24 »Die beste Eigenschaft des Soldaten sei«, sagt Napoleon, »dass er ständig Strapazen erträgt.« Tapferkeit, fügt der französische Kaiser hinzu, sei »nur der zweite Vorzug«. Zitiert nach Bernhard Viel, »Jean-Henri Fabre: Erinnerungen «, in: Jean-Henri Fabre, Erinnerungen eines Insektenforschers IV , Berlin 2012, S. 309
25 Jean-Henri Fabre, Erinnerungen eines Insektenforschers I , Berlin 2010, S. 111f.
26 Jean-Henri Fabre, Erinnerungen eines Insektenforschers, III, S. 7
27 Fabre, Erinnerungen eines Insektenforschers , II, Berlin 2010, S. 27
28 Fabre, Erinnerungen II, S. 55
29 Fabre, Erinnerungen II, S. 70
30 Fabre, Erinnerungen II, S. 244
SCHÖNEN, SCHREIBEN, SCHIESSEN
Tania Blixen: Das Ich und sein Ort – eine afrikanische Lektion
»Ich hatte eine Farm in Afrika am Fuß des Ngong-Gebirges.« 31
So schlicht und genau beginnt Blixens autobiographischer Roman. Alle Protagonisten sind benannt: Ich, Farm, Gebirge, Afrika. Benannt auch der Inhalt, das Leben auf einer Farm. Für die Zeit, zu der es sie gab, 20 Kilometer von der Hauptstadt Britisch-Ostafrikas entfernt. Heute liegt dort ein gutes Wohnviertel Nairobis, das Karen heißt.

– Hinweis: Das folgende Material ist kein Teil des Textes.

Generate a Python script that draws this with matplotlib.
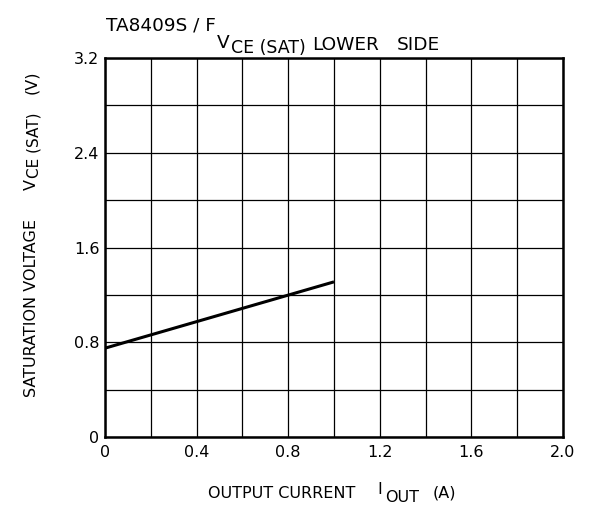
import matplotlib
matplotlib.use("Agg")
import matplotlib.pyplot as plt
import numpy as np

# data
iout = [0.0, 1.0]
vce_sat = [0.75, 1.31]
x_ticks = [0, 0.4, 0.8, 1.2, 1.6, 2.0]
x_tick_labels = ["0", "0.4", "0.8", "1.2", "1.6", "2.0"]
y_ticks = [0, 0.8, 1.6, 2.4, 3.2]
y_tick_labels = ["0", "0.8", "1.6", "2.4", "3.2"]

plt.rcParams['font.family'] = ['DejaVu Sans']

W, H = 593, 505
fig = plt.figure(figsize=(W / 100, H / 100), dpi=100)
L, R, T, B = 105, 563, 58, 437
ax = fig.add_axes([L / W, 1 - B / H, (R - L) / W, (B - T) / H])

ax.plot(iout, vce_sat, color='black', lw=2.2, solid_capstyle='butt')
ax.set_xlim(0, 2.0)
ax.set_ylim(0, 3.2)
ax.set_xticks(np.arange(0, 2.01, 0.2), minor=True)
ax.set_yticks(np.arange(0, 3.21, 0.4), minor=True)
ax.set_xticks(x_ticks)
ax.set_xticklabels(x_tick_labels)
ax.set_yticks(y_ticks)
ax.set_yticklabels(y_tick_labels)
ax.grid(True, which='both', color='black', lw=0.9)
ax.tick_params(which='both', length=0, labelsize=11.5)
ax.tick_params(axis='x', pad=6)
ax.tick_params(axis='y', pad=4)
for s in ax.spines.values():
    s.set_linewidth(1.8)
    s.set_color('black')

def ft(x, y, s, **kw):
    fig.text(x / W, 1 - y / H, s, **kw)

# titles
ft(106, 30, "TA8409S / F", fontsize=13.3, ha='left', va='baseline')
ft(217, 48, "V", fontsize=13.3, ha='left', va='baseline')
ft(231, 53, "CE (SAT)", fontsize=12.5, ha='left', va='baseline')
ft(312, 50, "LOWER", fontsize=13.3, ha='left', va='baseline')
ft(397, 50, "SIDE", fontsize=13.3, ha='left', va='baseline')

# y label pieces
ft(32, 308, "SATURATION VOLTAGE", fontsize=11.5, rotation=90, ha='center', va='center')
ft(31, 185, "V", fontsize=11.5, rotation=90, ha='center', va='center')
ft(34, 145, "CE (SAT)", fontsize=11, rotation=90, ha='center', va='center')
ft(32, 82, "(V)", fontsize=11.5, rotation=90, ha='center', va='center')

# x label pieces
ft(208, 498, "OUTPUT CURRENT", fontsize=11.5, ha='left', va='baseline')
ft(377, 494, "I", fontsize=11.5, ha='left', va='baseline')
ft(385, 502, "OUT", fontsize=11.5, ha='left', va='baseline')
ft(433, 498, "(A)", fontsize=11.5, ha='left', va='baseline')

fig.savefig("out.png", dpi=100)
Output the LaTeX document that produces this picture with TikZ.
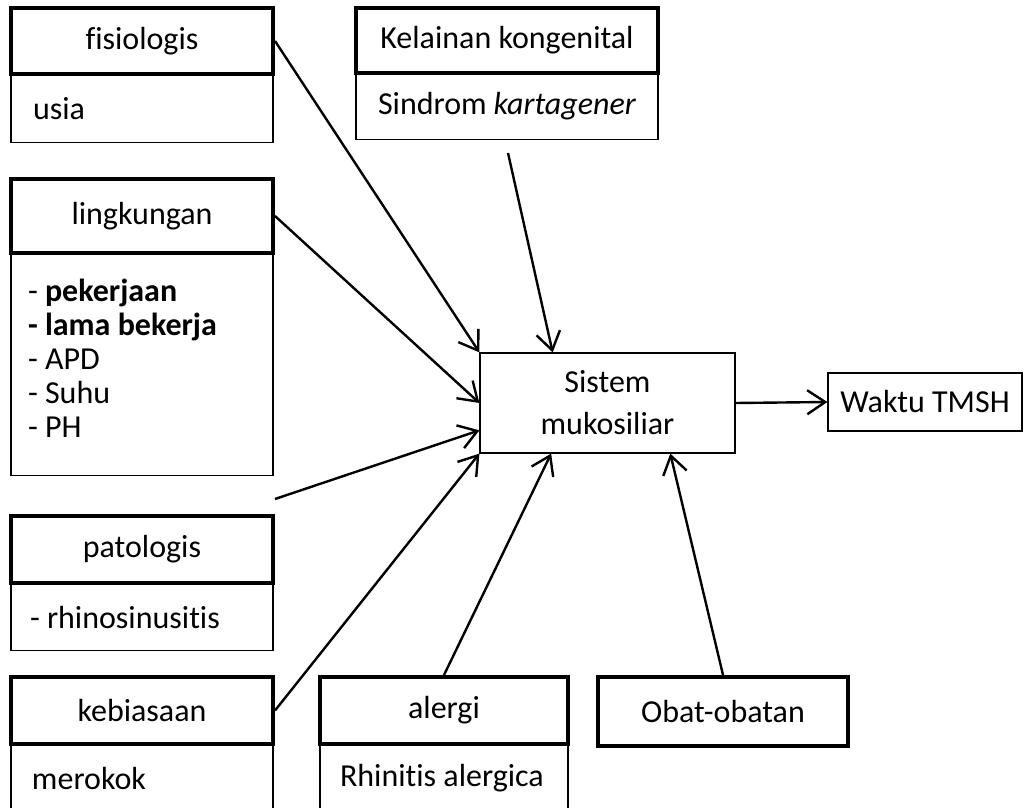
\documentclass[tikz,border=0pt]{standalone}
\usepackage{fontspec}
\setmainfont[Ligatures={NoCommon}]{Carlito}
\usetikzlibrary{positioning,arrows.meta,calc}

\begin{document}
\begin{tikzpicture}[x=0.5pt, y=-0.5pt, node distance=0pt,
  every node/.style={font=\fontsize{16}{17}\selectfont, inner sep=0pt},
  head/.style={draw, line width=2pt, align=center},
  body/.style={draw, line width=0.6pt, align=flush left},
  arr/.style={-{Straight Barb[length=9pt, width=12pt, line width=1.2pt]}, line width=1.2pt}]
  \clip (0,0) rectangle (1036,807);
  \fill[white] (0,0) rectangle (1036,807);

  % left column
  \node[body, anchor=north, text width=109pt, inner xsep=11pt,
        minimum height=34pt] (fisb) at (142,74) {usia};
  \node[head, minimum width=131pt, minimum height=33pt] (fis) at (142,41) {fisiologis};
  \node[body, anchor=north, text width=114pt, inner xsep=8.5pt,
        minimum height=111pt] (lingb) at (142,253)
    {- \textbf{pekerjaan}\\\textbf{- lama bekerja}\\- APD\\- Suhu\\- PH\\[-11pt]\mbox{}};
  \node[head, minimum width=131pt, minimum height=37pt] (ling) at (142,216) {lingkungan};
  \node[body, anchor=north, text width=112pt, inner xsep=9.5pt,
        minimum height=33.5pt] (patob) at (142,583) {- rhinosinusitis};
  \node[head, minimum width=131pt, minimum height=33.5pt] (pato) at (142,549.5) {patologis};
  \node[body, anchor=north, text width=110pt, inner xsep=10.5pt,
        minimum height=34pt] (kebb) at (142,744) {merokok};
  \node[head, minimum width=131pt, minimum height=33.5pt] (keb) at (142,710.5) {kebiasaan};

  % top and bottom row
  \node[body, anchor=north, text width=129pt, inner xsep=11pt,
        minimum height=33pt] (kelb) at (507,73) {Sindrom \textit{kartagener}};
  \node[head, minimum width=151pt, minimum height=32.5pt] (kel) at (507,40.5) {Kelainan kongenital};
  \node[body, anchor=north, text width=104pt, inner xsep=10pt,
        minimum height=34pt] (algb) at (444,744) {Rhinitis alergica};
  \node[head, minimum width=124pt, minimum height=33.5pt] (alg) at (444,710.5) {alergi};
  \node[head, minimum width=125pt, minimum height=34.5pt] (obat) at (723,711.5) {Obat-obatan};

  % centre
  \node[body, align=center, minimum width=127.5pt, minimum height=50pt,
        font=\fontsize{16}{21}\selectfont] (sys) at (607.5,403) {Sistem\\mukosiliar};
  \node[body, align=center, minimum width=97pt, minimum height=29pt] (wak) at (925,402) {Waktu TMSH};

  \coordinate (kelStart) at (508,153);
  \coordinate (patoStart) at (275,499);

  \foreach \a/\b in {fis.east/sys.north west, ling.east/sys.west, keb.east/sys.south west, sys.east/wak.west}
    \draw[arr] (\a) -- (\b);
  \draw[arr] (kelStart) -- ($(sys.north west)!0.286!(sys.north east)$);
  \draw[arr] (patoStart) -- ($(sys.south west)!0.23!(sys.north west)$);
  \draw[arr] (alg.north) -- ($(sys.south west)!0.28!(sys.south east)$);
  \draw[arr] (obat.north) -- ($(sys.south west)!0.745!(sys.south east)$);
\end{tikzpicture}
\end{document}
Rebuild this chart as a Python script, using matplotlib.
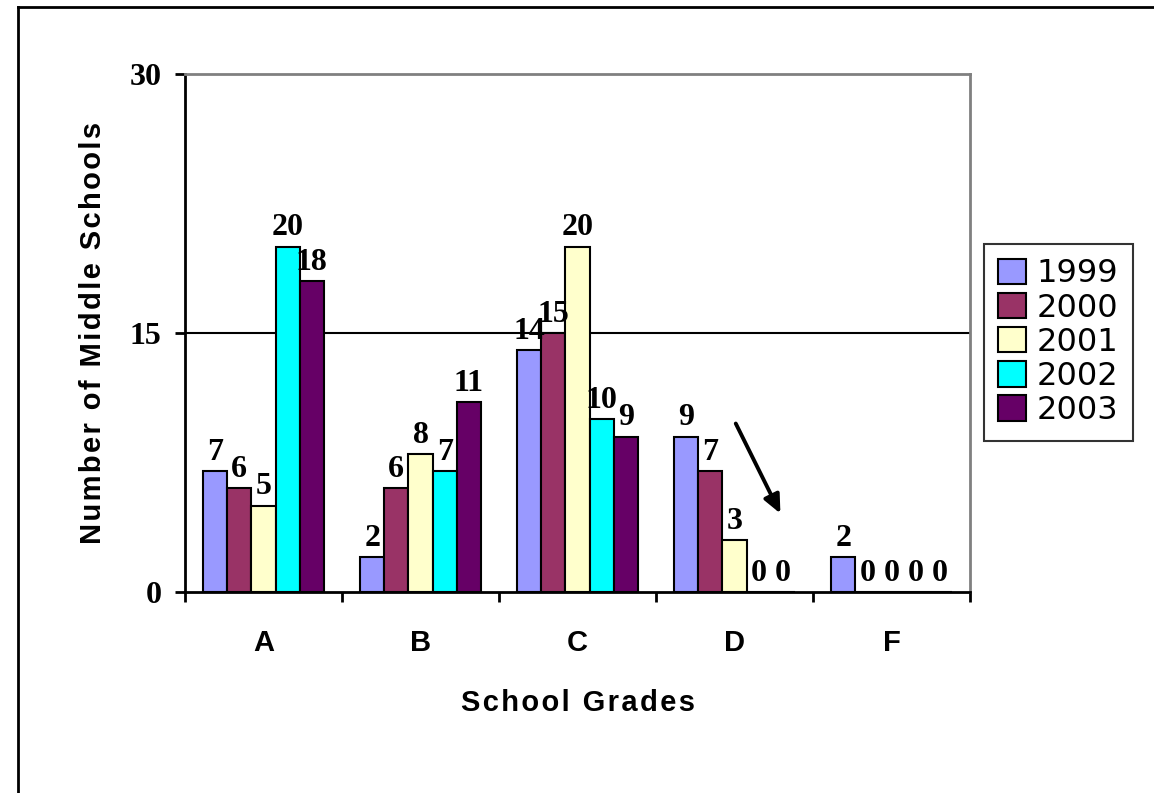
import numpy as np
import matplotlib
matplotlib.use("Agg")
import matplotlib.pyplot as plt
from matplotlib.lines import Line2D

# grade counts of middle schools per year
grades = ["A", "B", "C", "D", "F"]
years = ["1999", "2000", "2001", "2002", "2003"]
counts_1999 = [7, 2, 14, 9, 2]
counts_2000 = [6, 6, 15, 7, 0]
counts_2001 = [5, 8, 20, 3, 0]
counts_2002 = [20, 7, 10, 0, 0]
counts_2003 = [18, 11, 9, 0, 0]
yticks = [0, 15, 30]

series = [counts_1999, counts_2000, counts_2001, counts_2002, counts_2003]
colors = ["#9999FF", "#993366", "#FFFFCC", "#00FFFF", "#660066"]

serif = ["Liberation Serif", "DejaVu Serif"]
sans = ["Liberation Sans", "DejaVu Sans"]


def spaced(s):
    # open up the letters a little with hair spaces
    return "\u200a".join(s)


fig = plt.figure(figsize=(11.54, 7.93), dpi=100)
ax = fig.add_axes([0.1603, 0.2535, 0.6803, 0.6532])

x = np.arange(len(grades))
w = 0.154
for i, (vals, col, yr) in enumerate(zip(series, colors, years)):
    pos = x - 2 * w + i * w
    bars = ax.bar(pos, vals, w, color=col, edgecolor="black", linewidth=1.5,
                  label=yr, zorder=3)
    for b, v in zip(bars, vals):
        ax.annotate(str(v), (b.get_x() + b.get_width() / 2, v),
                    xytext=(0, 3), textcoords="offset points",
                    ha="center", va="bottom", fontsize=23,
                    fontweight="bold", family=serif, zorder=4)

ax.set_xlim(-0.5, 4.5)
ax.set_ylim(0, 30)

# gridline at 15, grey box top/right
ax.axhline(15, color="black", linewidth=1.5, zorder=1)
ax.spines["top"].set_color("#808080")
ax.spines["right"].set_color("#808080")
for s in ax.spines.values():
    s.set_linewidth(2)

ax.set_yticks(yticks)
ax.set_yticklabels([str(t) for t in yticks], fontsize=23, fontweight="bold",
                   family=serif)
ax.tick_params(axis="y", length=7, width=2, pad=10)

# category boundaries as ticks, grade letters centred between them
ax.set_xticks(np.arange(-0.5, 5, 1))
ax.set_xticklabels([])
ax.set_xticks(x, minor=True)
ax.set_xticklabels(grades, minor=True, fontsize=21, fontweight="bold",
                   family=sans)
ax.tick_params(axis="x", which="major", length=7, width=2)
ax.tick_params(axis="x", which="minor", length=0, pad=27)

ax.set_xlabel(spaced("School Grades"), fontsize=21, fontweight="bold",
              family=sans, labelpad=23)
ax.set_ylabel(spaced("Number of Middle Schools"), fontsize=21,
              fontweight="bold", family=sans, labelpad=16)

# arrow pointing down towards the empty D bars
ax.annotate("", xy=(3.3, 4.4), xytext=(3.0, 9.9),
            arrowprops=dict(arrowstyle="-|>,head_length=1.1,head_width=0.5",
                            color="black", lw=2.8))

leg = ax.legend(loc="upper left", bbox_to_anchor=(984 / 1154, 1 - 244 / 793),
                bbox_transform=fig.transFigure, frameon=True, fancybox=False,
                prop={"family": "DejaVu Sans", "size": 23},
                handlelength=0.85, handleheight=0.85, handletextpad=0.35,
                labelspacing=0.1, borderpad=0.45, borderaxespad=0)
leg.get_frame().set_edgecolor("black")
leg.get_frame().set_linewidth(1.5)
for h in leg.legend_handles:
    h.set_linewidth(1.5)

# outer chart border (left and top edges only)
fig.add_artist(Line2D([18 / 1154, 18 / 1154], [0, 1 - 7 / 793],
                      transform=fig.transFigure, color="black", lw=2))
fig.add_artist(Line2D([18 / 1154, 1], [1 - 7 / 793, 1 - 7 / 793],
                      transform=fig.transFigure, color="black", lw=2))

fig.savefig("out.png", dpi=100)
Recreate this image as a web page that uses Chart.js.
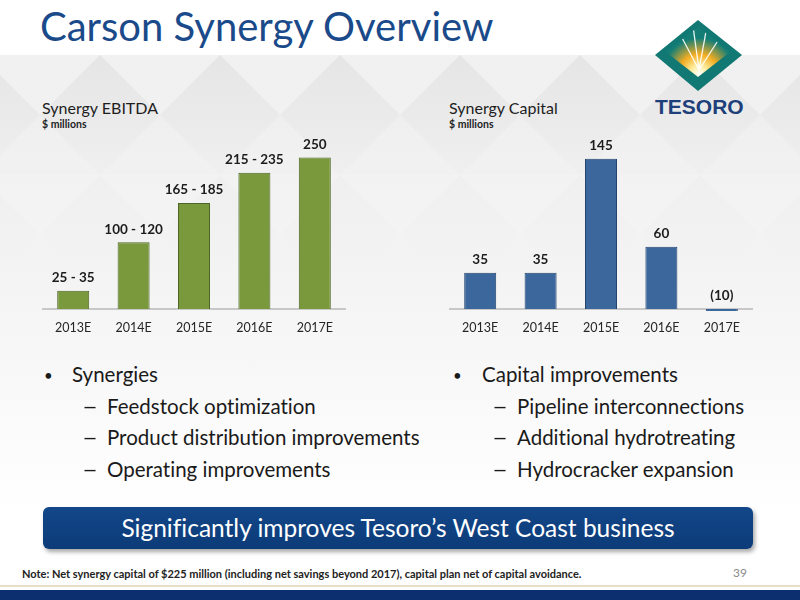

Tania Blixen. Was für eine Autorin: liebt Gewehre, schießt lustvoll Löwen, hat »Neger«, einen Ehemann und Affären, reitet quer durch die Wüste den Männern nach in den Krieg, heißt Karen, Tania oder Isak, je nach Bedarf, schlägt sich von 1914 bis 1931 auf einer Farm »mitten im Busch« durch, tauscht abends das Schießgewehr oder die Rechenmaschine gegen den Stift und schreibt.
Hübsches Bild. Der Film Jenseits von Afrika inszeniert es opulent und hollywoodgemäß: großartige Naturkulisse, romantische Liebes- und Lebensläufe, alte Kolonialisten, dramatisches Ende. Das Buch hingegen oszilliert: Vielschichtig weist es in verschiedene Richtungen. Die Frau als Heldin. Aber gibt es das? Und »gegen« wen oder was?